Please reproduce the lines of the records below from the one holding "Output the web" through the one holding "29, right: -10", inclusive, skipping all pictures.

━━━ Recorded information

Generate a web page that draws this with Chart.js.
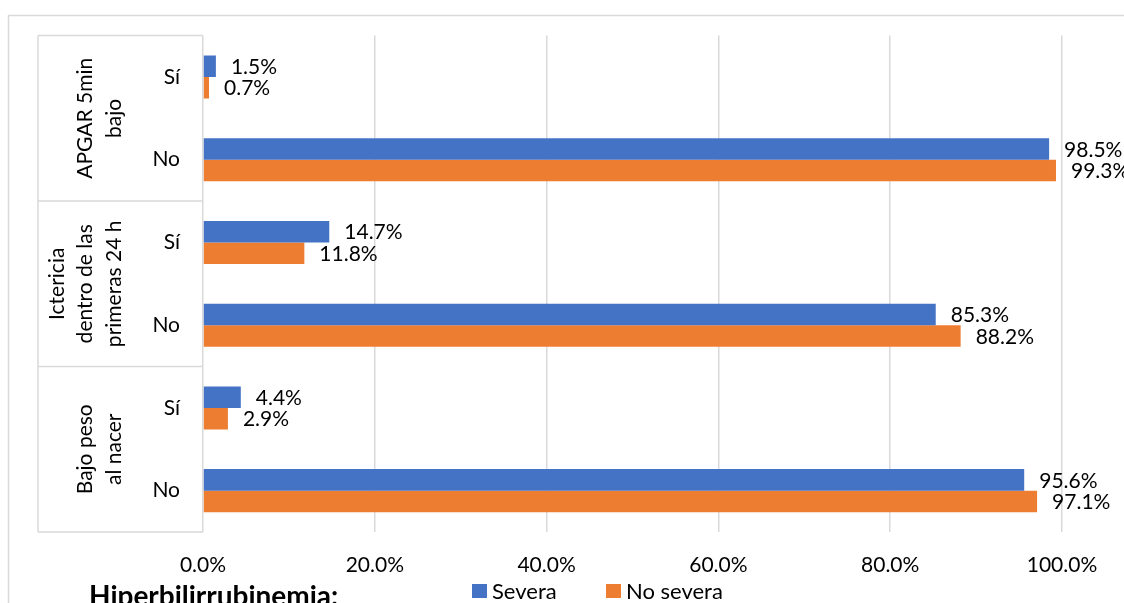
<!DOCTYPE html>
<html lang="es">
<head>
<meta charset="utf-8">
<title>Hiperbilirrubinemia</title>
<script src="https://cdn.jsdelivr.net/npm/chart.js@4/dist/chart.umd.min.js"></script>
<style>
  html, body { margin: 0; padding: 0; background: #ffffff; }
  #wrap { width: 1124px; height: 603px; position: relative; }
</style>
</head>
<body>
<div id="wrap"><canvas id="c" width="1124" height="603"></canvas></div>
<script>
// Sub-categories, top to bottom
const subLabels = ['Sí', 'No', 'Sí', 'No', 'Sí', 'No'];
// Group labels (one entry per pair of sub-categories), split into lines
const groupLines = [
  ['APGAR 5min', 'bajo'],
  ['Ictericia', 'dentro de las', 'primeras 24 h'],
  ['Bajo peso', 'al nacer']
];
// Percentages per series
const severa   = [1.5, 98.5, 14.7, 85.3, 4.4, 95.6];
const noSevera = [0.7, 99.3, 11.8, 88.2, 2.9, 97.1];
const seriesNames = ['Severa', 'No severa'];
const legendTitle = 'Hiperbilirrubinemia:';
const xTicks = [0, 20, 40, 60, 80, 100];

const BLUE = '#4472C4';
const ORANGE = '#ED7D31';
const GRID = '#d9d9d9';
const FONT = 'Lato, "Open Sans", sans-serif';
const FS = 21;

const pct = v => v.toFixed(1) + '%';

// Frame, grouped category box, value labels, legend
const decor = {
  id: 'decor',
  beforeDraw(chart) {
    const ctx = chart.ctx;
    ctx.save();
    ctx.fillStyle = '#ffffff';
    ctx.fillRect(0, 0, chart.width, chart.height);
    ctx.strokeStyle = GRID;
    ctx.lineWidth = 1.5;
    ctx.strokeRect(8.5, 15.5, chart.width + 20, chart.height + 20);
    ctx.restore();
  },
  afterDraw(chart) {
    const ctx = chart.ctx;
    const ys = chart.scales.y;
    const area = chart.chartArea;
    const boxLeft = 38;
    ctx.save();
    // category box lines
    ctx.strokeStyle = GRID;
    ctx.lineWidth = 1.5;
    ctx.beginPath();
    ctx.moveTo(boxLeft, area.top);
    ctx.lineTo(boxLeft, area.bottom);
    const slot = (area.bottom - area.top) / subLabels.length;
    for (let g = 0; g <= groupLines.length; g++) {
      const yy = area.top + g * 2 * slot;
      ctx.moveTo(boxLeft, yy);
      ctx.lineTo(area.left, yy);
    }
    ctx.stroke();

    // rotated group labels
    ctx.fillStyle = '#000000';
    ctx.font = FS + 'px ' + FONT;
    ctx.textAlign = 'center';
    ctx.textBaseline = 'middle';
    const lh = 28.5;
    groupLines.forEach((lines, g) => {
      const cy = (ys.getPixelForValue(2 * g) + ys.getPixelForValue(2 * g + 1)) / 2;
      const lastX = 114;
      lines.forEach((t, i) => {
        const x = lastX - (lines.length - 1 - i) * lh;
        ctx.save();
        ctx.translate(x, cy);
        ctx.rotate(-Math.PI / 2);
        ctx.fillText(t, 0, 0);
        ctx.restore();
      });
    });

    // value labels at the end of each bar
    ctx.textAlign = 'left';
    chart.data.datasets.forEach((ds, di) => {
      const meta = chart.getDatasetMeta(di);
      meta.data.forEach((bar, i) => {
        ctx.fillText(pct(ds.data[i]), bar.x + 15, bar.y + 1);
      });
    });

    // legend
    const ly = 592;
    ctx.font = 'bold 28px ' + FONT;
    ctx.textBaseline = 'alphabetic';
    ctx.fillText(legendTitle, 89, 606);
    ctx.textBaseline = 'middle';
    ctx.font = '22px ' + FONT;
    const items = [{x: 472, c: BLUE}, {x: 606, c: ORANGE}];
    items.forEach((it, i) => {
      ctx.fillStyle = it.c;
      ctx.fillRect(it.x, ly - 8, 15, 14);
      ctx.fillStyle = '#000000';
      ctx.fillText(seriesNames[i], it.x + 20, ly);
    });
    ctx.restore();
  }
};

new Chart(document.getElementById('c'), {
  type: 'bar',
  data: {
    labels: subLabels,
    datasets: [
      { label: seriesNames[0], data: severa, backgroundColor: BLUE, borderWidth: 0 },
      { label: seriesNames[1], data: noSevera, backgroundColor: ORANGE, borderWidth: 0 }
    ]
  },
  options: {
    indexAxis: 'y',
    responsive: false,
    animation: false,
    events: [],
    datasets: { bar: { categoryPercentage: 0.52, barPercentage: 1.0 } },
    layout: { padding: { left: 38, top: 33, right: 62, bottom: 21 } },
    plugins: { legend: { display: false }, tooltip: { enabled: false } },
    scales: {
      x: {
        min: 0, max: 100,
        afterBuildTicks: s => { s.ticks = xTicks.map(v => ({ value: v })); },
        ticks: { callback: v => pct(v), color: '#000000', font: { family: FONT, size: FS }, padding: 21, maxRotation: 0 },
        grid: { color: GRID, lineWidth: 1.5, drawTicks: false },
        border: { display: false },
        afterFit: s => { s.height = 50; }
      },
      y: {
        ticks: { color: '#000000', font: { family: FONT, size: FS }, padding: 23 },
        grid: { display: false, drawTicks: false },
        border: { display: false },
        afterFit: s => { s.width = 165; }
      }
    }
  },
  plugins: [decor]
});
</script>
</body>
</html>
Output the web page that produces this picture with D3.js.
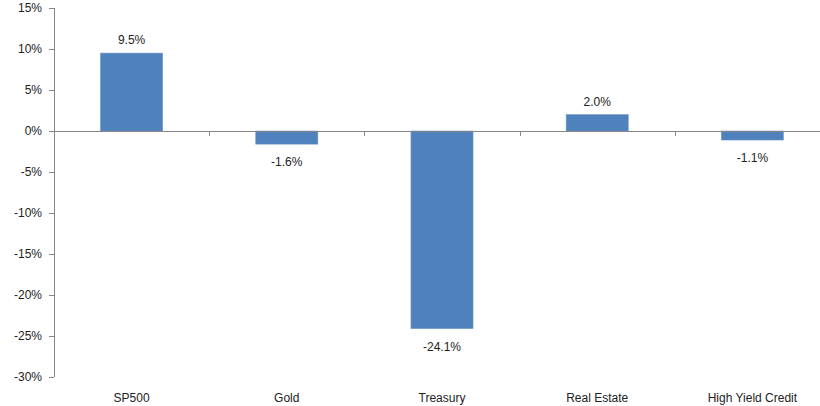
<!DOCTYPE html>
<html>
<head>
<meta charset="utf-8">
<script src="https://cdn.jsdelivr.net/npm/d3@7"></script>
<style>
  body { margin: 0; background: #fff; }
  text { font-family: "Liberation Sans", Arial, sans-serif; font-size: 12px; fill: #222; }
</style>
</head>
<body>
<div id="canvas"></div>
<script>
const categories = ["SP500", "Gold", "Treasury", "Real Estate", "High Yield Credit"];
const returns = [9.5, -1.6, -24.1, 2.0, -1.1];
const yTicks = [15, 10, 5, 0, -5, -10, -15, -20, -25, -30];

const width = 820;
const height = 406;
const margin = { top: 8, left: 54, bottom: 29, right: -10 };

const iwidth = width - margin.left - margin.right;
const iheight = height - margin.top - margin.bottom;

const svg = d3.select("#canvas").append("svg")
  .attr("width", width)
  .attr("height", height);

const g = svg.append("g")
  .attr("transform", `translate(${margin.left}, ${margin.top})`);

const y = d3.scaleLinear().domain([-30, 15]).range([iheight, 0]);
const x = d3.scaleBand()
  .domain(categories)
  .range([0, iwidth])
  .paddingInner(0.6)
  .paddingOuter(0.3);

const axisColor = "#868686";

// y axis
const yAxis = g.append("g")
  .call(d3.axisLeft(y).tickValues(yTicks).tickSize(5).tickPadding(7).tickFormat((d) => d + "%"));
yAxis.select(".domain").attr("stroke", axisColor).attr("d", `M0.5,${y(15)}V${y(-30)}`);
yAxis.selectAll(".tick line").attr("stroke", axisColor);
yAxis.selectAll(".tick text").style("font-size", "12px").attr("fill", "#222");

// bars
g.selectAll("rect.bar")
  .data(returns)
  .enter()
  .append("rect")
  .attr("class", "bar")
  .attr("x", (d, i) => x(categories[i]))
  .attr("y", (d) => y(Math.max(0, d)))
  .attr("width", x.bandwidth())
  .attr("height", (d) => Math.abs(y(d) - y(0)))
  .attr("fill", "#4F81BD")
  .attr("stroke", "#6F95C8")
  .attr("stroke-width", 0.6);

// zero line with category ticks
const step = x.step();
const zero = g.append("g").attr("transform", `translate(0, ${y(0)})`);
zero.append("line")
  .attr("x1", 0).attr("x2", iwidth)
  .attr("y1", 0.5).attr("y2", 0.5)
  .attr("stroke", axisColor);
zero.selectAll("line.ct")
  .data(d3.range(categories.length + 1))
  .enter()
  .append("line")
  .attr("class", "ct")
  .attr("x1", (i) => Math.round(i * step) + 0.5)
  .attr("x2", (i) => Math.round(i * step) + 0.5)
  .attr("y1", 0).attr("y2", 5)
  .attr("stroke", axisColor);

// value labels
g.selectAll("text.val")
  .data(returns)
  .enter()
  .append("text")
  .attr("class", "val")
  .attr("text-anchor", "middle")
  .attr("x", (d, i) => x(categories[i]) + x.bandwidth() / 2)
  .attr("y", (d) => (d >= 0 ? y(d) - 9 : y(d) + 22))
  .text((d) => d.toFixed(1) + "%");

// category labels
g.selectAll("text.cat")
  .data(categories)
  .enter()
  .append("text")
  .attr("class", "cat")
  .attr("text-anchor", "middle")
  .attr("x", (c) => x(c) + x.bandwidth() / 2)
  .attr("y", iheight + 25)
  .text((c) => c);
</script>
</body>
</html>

━━━━━━

* Complete output *
Output the web page that produces this picture with D3.js.
<!DOCTYPE html>
<html>
<head>
<meta charset="utf-8">
<script src="https://cdn.jsdelivr.net/npm/d3@7"></script>
<style>
  body { margin: 0; background: #fff; }
  text { font-family: "Liberation Sans", Arial, sans-serif; font-size: 12px; fill: #222; }
</style>
</head>
<body>
<div id="canvas"></div>
<script>
const categories = ["SP500", "Gold", "Treasury", "Real Estate", "High Yield Credit"];
const returns = [9.5, -1.6, -24.1, 2.0, -1.1];
const yTicks = [15, 10, 5, 0, -5, -10, -15, -20, -25, -30];

const width = 820;
const height = 406;
const margin = { top: 8, left: 54, bottom: 29, right: -10 };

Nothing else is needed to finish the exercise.